L'actualité du livre
  

Le Baron
de Jean-Luc Masbou
Delcourt 2020 /  23.95 €- 156.87  ffr. / 72 pages
ISBN : 978-2-4130-0529-2
FORMAT : 25x34 cm

Craque et dépendances

Les aventures du baron de Münchhausen représentent un défi pour tout dessinateur. Imaginer un loup qui mange un cheval tout en se harnachant à sa place, ou un chasseur perdu entre lion, rivière, crocodile et précipice hanté de serpents, voilà des idées qui devraient s’effondrer dès lors qu’on a son papier devant soi. Münchhausen et ses exploits n’ont pourtant pas cessés d’être adaptés en images, y compris par les plus grands, Gustave Doré, Méliès ou Terry Gilliam. Car le défi est irrésistible. Ce cheval, coupé en deux, qui laisse échapper par derrière l’eau qu’il est en train de boire ; cette corde, dont on coupe un morceau pour l’attacher plus bas et la rallonger : ces insulaires cornus, monobras et trijambistes… La logique du baron est celle d’une construction de carton-pâte, d’une algèbre privée de réalité physique, d’un décor de théâtre. Le dessin y retrouve sa naïveté enfantine. Nous sommes là aux racines du cartoon, de la ligne claire, bref, de la bande dessinée.

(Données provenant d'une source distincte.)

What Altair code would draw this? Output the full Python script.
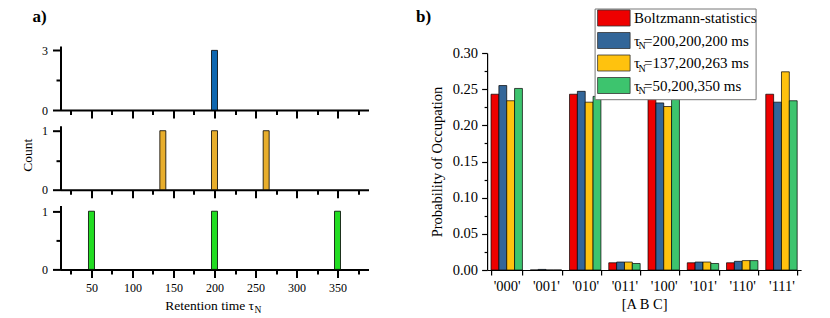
import altair as alt
import pandas as pd

FONT = "Liberation Serif"

# ---------------- panel a data ----------------
x_ticks_a = [25, 50, 75, 100, 125, 150, 175, 200, 225, 250, 275, 300, 325, 350, 375]
top_times = [200]
top_counts = [3]
mid_times = [137, 200, 263]
mid_counts = [1, 1, 1]
bot_times = [50, 200, 350]
bot_counts = [1, 1, 1]
colors_a = ["#0F67B0", "#E8AE2C", "#22DD22"]

# ---------------- panel b data ----------------
states = ["'000'", "'001'", "'010'", "'011'", "'100'", "'101'", "'110'", "'111'"]
series = ["Boltzmann-statistics", "tau 200,200,200", "tau 137,200,263", "tau 50,200,350"]
boltzmann = [0.243, 0.0, 0.243, 0.010, 0.243, 0.010, 0.010, 0.243]
tau_200 = [0.255, 0.0008, 0.247, 0.011, 0.231, 0.011, 0.012, 0.232]
tau_137 = [0.234, 0.0, 0.232, 0.011, 0.226, 0.011, 0.013, 0.274]
tau_50 = [0.251, 0.0, 0.240, 0.009, 0.242, 0.009, 0.013, 0.234]
colors_b = ["#EE0000", "#336699", "#FFC20E", "#3DC46E"]
legend_pre = ["", "τ", "τ", "τ"]
legend_sub = ["", "N", "N", "N"]
legend_rest = ["Boltzmann-statistics", "=200,200,200 ms", "=137,200,263 ms", "=50,200,350 ms"]
y_ticks_b = [round(i * 0.025, 3) for i in range(13)]

W_A, H_A = 308, 64
W_B, H_B = 314, 217
x_scale_a = alt.Scale(domain=[12.2, 387.8], nice=False, zero=False, padding=0)


def hist(times, counts, color, ymax, yticks, show_xlabels):
    df = pd.DataFrame({"t": times, "n": counts})
    xaxis = alt.Axis(
        values=x_ticks_a, labels=show_xlabels,
        labelExpr="datum.value % 50 === 0 ? datum.label : ''",
        tickSize=alt.condition("datum.value % 50 === 0", alt.value(8), alt.value(4.5)),
        tickWidth=2, domainWidth=2, domainColor="black", tickColor="black",
        labelFont=FONT, labelColor="black",
        labelFontSize=12, labelPadding=5, title=None, grid=False)
    yaxis = alt.Axis(
        values=yticks,
        labelExpr="datum.value % 1 === 0 ? format(datum.value, 'd') : ''",
        tickSize=alt.condition("datum.value % 1 === 0", alt.value(8), alt.value(4.5)),
        tickWidth=2, domainWidth=2, domainColor="black", tickColor="black",
        labelFont=FONT, labelColor="black",
        labelFontSize=12, labelPadding=5, title=None, grid=False)
    bars = alt.Chart(df).mark_bar(size=6, color=color, stroke="black",
                                  strokeWidth=0.8, orient="vertical").encode(
        x=alt.X("t:Q", scale=x_scale_a, axis=xaxis),
        y=alt.Y("n:Q", scale=alt.Scale(domain=[0, ymax], nice=False, padding=0), axis=yaxis),
        y2=alt.datum(0),
    )
    return bars


top = hist(top_times, top_counts, colors_a[0], 3.22, [0, 1.5, 3], False)
mid = hist(mid_times, mid_counts, colors_a[1], 1.085, [0, 0.5, 1], False)
bot = hist(bot_times, bot_counts, colors_a[2], 1.1, [0, 0.5, 1], True)

lab_a = alt.Chart(pd.DataFrame({"s": ["a)"]})).mark_text(
    font=FONT, fontSize=17, fontWeight="bold", align="left", baseline="top").encode(
    text="s:N", x=alt.value(-28), y=alt.value(-37))
top = alt.layer(top, lab_a).properties(width=W_A, height=H_A)

count_t = alt.Chart(pd.DataFrame({"s": ["Count"]})).mark_text(
    font=FONT, fontSize=13.5, angle=270, align="center", baseline="middle").encode(
    text="s:N", x=alt.value(-33), y=alt.value(29.5))
mid = alt.layer(mid, count_t).properties(width=W_A, height=H_A)

xt = alt.Chart(pd.DataFrame({"s": ["Retention time τ"]})).mark_text(
    font=FONT, fontSize=13.5, align="right", baseline="alphabetic").encode(
    text="s:N", x=alt.value(193.5), y=alt.value(H_A + 41))
xn = alt.Chart(pd.DataFrame({"s": ["N"]})).mark_text(
    font=FONT, fontSize=9.5, align="left", baseline="alphabetic").encode(
    text="s:N", x=alt.value(194), y=alt.value(H_A + 44))
bot = alt.layer(bot, xt, xn).properties(width=W_A, height=H_A)

left = alt.vconcat(top, mid, bot, spacing=15.7, bounds="flush")

# ---------------- panel b ----------------
rows = []
for si, vals in zip(series, [boltzmann, tau_200, tau_137, tau_50]):
    for st, v in zip(states, vals):
        rows.append({"state": st, "series": si, "p": v})
df_b = pd.DataFrame(rows)

bars_b = alt.Chart(df_b).mark_bar(stroke="black", strokeWidth=0.7).encode(
    x=alt.X("state:N", sort=states,
            scale=alt.Scale(paddingInner=0.2, paddingOuter=0.1),
            axis=alt.Axis(title="[A B C]", labelAngle=0, tickBand="extent",
                          tickSize=5, tickWidth=1.2, domainWidth=1.2,
                          domainColor="black", tickColor="black",
                          labelFont=FONT, titleFont=FONT, labelColor="black",
                          titleColor="black",
                          labelFontSize=14.5, labelPadding=4,
                          titleFontSize=14.5, titleFontWeight="normal",
                          titlePadding=5)),
    xOffset=alt.XOffset("series:N", sort=series),
    y=alt.Y("p:Q", scale=alt.Scale(domain=[0, 0.30], nice=False),
            axis=alt.Axis(values=y_ticks_b,
                          labelExpr="round(datum.value*1000) % 50 === 0 ? format(datum.value, '.2f') : ''",
                          tickSize=alt.condition("round(datum.value*1000) % 50 === 0", alt.value(5.5), alt.value(3)),
                          tickWidth=1.2, domainWidth=1.2, domainColor="black",
                          tickColor="black", labelFont=FONT, titleFont=FONT,
                          labelColor="black", titleColor="black",
                          labelFontSize=14.5, labelPadding=4,
                          title="Probability of Occupation", titleFontSize=14.5,
                          titleFontWeight="normal", titlePadding=8, grid=False)),
    color=alt.Color("series:N", sort=series,
                    scale=alt.Scale(domain=series, range=colors_b), legend=None),
)

legend_box = alt.Chart(pd.DataFrame({"s": [""]})).mark_rect(
    fill="white", stroke="#777777", strokeWidth=1).encode(
    x=alt.value(108), x2=alt.value(269), y=alt.value(-44), y2=alt.value(46.7))

df_leg = pd.DataFrame({"i": [0, 1, 2, 3], "color": colors_b, "pre": legend_pre,
                       "sub": legend_sub, "rest": legend_rest})
leg_base = alt.Chart(df_leg).transform_calculate(
    py="-35 + datum.i * 22.5",
    y1="datum.py - 8", y2="datum.py + 8",
    ty="datum.py + 5", sy="datum.py + 8.5",
    tx="datum.i == 0 ? 147 : 157")
swatch = leg_base.mark_rect(stroke="#333333", strokeWidth=0.8).encode(
    x=alt.value(110.5), x2=alt.value(143),
    y=alt.Y("y1:Q", scale=None, axis=None), y2="y2:Q",
    color=alt.Color("color:N", scale=None, legend=None))
leg_pre = leg_base.mark_text(font=FONT, fontSize=15, align="left", baseline="alphabetic").encode(
    x=alt.value(147), y=alt.Y("ty:Q", scale=None, axis=None), text="pre:N")
leg_sub = leg_base.mark_text(font=FONT, fontSize=10, align="left", baseline="alphabetic").encode(
    x=alt.value(151.5), y=alt.Y("sy:Q", scale=None, axis=None), text="sub:N")
leg_rest = leg_base.mark_text(font=FONT, fontSize=15, align="left", baseline="alphabetic").encode(
    x=alt.X("tx:Q", scale=None, axis=None), y=alt.Y("ty:Q", scale=None, axis=None),
    text="rest:N")

lab_b = alt.Chart(pd.DataFrame({"s": ["b)"]})).mark_text(
    font=FONT, fontSize=17, fontWeight="bold", align="left", baseline="top").encode(
    text="s:N", x=alt.value(-71), y=alt.value(-44))

right = alt.layer(bars_b, legend_box, swatch, leg_pre, leg_sub, leg_rest, lab_b).resolve_scale(
    x="independent", y="independent", color="independent").properties(width=W_B, height=H_B)

spacer = alt.Chart(pd.DataFrame({"s": [0]})).mark_point(opacity=0).encode(
    x=alt.value(0), y=alt.value(0)).properties(width=W_B, height=1)
right_col = alt.vconcat(spacer, right, spacing=6, bounds="flush")

# nested concat groups count as zero width under flush bounds, so the
# spacing spans the whole left panel width plus the gap between panels
chart = alt.hconcat(left, right_col, spacing=426.6, bounds="flush").properties(
    padding={"left": 12.5, "top": 0, "right": 5, "bottom": 0}
).configure_view(stroke=None).configure_axis(
    labelFont=FONT, titleFont=FONT, labelColor="black", titleColor="black"
).configure_text(font=FONT, color="black")

chart.save("out.html", embed_options={"renderer": "svg", "actions": False})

Pour cette nouvelle illustration, le talentueux Jean-Luc Masbou, bien connu pour De Capes et de crocs avec Ayroles, fait le choix d’habiller les anecdotes principales, réduites au minimum, d’un récit sinueux confrontant le baron historique à sa mise en fiction. Conscient du poids patrimonial du personnage, l’auteur pratique la polyphonie. Il introduit, précède, ajoute, souligne, épilogue, en modifiant son style à loisirs, invitant même des camarades dès la planche d’introduction avec un sacré culot. Il semble prendre plaisir à retarder les entrées en scène, celle de son héros comme la sienne, puis à en repousser la sortie. C’est aussi une forme de déguisement : ce dessin hachuré aux grands à-plats sommaires, ne serait-ce pas une espèce de gravure à l’ancienne ? Ailleurs, ce sont des roses de cartes postales ou une icône orthodoxe, selon l’interlocuteur du baron. Les époques se confondent, comme si le temps n’avait plus cours.
Dans ce bazar, les femmes n’ont pas le beau rôle, à se lasser visiblement des sornettes. Les vrais héros, ce sont ceux pour qui la légende est seule digne d’être racontée. Münchhausen prend des leçons dans les fadaises écrites sur son compte : on le dit cavalier sur des hippocampes ? Il l’ajoute à son répertoire. En imbriquant vérités et mensonges, comme par son objet grand et luxueux, Le Baron évoque par moments Les Indes Fourbes, dernier succès de librairie du camarade Ayroles. Bon sang ne saurait mentir, De Capes et de Crocs se poursuit ainsi dans la postérité éditoriale de ses auteurs : certains épisodes du Baron, le voyage sur la Lune ou l’île de fromage, évoquent d’ailleurs irrésistiblement leur grande série achevée. Une fois de plus, Masbou prouve qu’il réinvente l’époque classique comme personne.

Grâce au grand format, le dessinateur peut aussi donner libre cours à son sens du détail. Certaines planches sont ébouriffantes de densité et de lisibilité. Il ne semble rien se passer ici, si ce n’est une marche du garde-chasse dans la forêt, et pourtant nous plongeons dans chaque vignette comme dans un monde en miniature. Plus loin, la vie sous-marine multiplie des espèces inconnues et titille notre imaginaire. Une bouffée d’air frais.